Sabalenka knew that better than most. She did not rage against the match. She did not let the crowd pull her into a bigger emotional battle. She stayed close enough to the plan and waited for the opening.
The opening came late in the first set. On her third set point, Sabalenka finally closed it 7-5. It was not stylish dominance. It was something more useful in Paris: survival with authority.
That one set changed everything. Jacquemot had spent huge energy matching Sabalenka’s weight of shot. The emotional fuel from the crowd could not fully cover the physical cost.
Sabalenka sensed it quickly. She broke at the start of the second set and moved to 3-0. From there, the contest lost its tension. Jacquemot, so sharp earlier, began to run out of steam.
The final score may look routine to anyone checking results later. It was not. The 7-5, 6-2 line hides the strain of that first hour. It hides how much Sabalenka had to solve before the match became hers.
For Sabalenka, this is exactly the kind of win that can matter deep into a tournament. Grand Slam champions rarely float through seven rounds untouched. They usually face one awkward passage early, survive it, and sharpen from there.
Her challenge at Roland Garros remains clear. She has the serve, the forehand and the presence to intimidate most opponents. But the French Open asks different questions from hard courts. The ball sits up differently. Points can stretch. Opponents can drag power players into uncomfortable patterns.
That is why her composure stood out more than the scoreline. Sabalenka’s game is built on force, but force alone does not win this title. She needs patience, emotional control and the ability to accept ugly minutes without letting them become ugly sets.
Jacquemot, meanwhile, leaves with more than a defeat. She showed she could trouble the top seed on a major stage. For a player outside the top 50, that matters. Home pressure can crush players. On Thursday, she used it well for long enough to make the favourite uncomfortable.
For French fans, the first set gave them the kind of memory Roland Garros lives on. A local player trading shots with the world number one. A crowd rising after winners. A favourite being forced to look for answers rather than simply impose them.
For sponsors, broadcasters and tournament organisers, those moments also carry value. Grand Slam tennis is not only about champions lifting trophies. It is about local stories, packed courts and matches that make casual viewers stay longer than planned.
That applies strongly to audiences in India and the Gulf as well. Tennis followers here often tune in around work schedules, school nights and late dinners. A match becomes worth the time when it offers a clear human contest, not just a ranking gap.
Sabalenka now moves on to face Australia’s Daria Kasatkina in the third round. That should bring a different puzzle. Kasatkina’s game is not built like Jacquemot’s, and Sabalenka will again need to adjust to the rhythm across the net.

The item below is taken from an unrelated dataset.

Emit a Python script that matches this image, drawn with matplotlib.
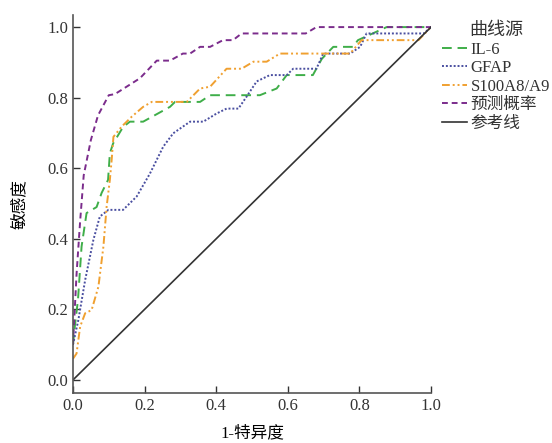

The broader question stays the same. Can the world number one turn her power into a complete Roland Garros campaign?
Last year’s final run showed she can go deep in Paris. This win showed she can also absorb a scare without losing shape. That combination is essential for anyone trying to win on clay.
For Jacquemot, the tournament ends with applause and a reminder of how close the first set felt. For Sabalenka, the work continues with a lesson already banked.
At Roland Garros, even a straight-sets win can come with a warning. Sabalenka heard it, answered it, and moved on.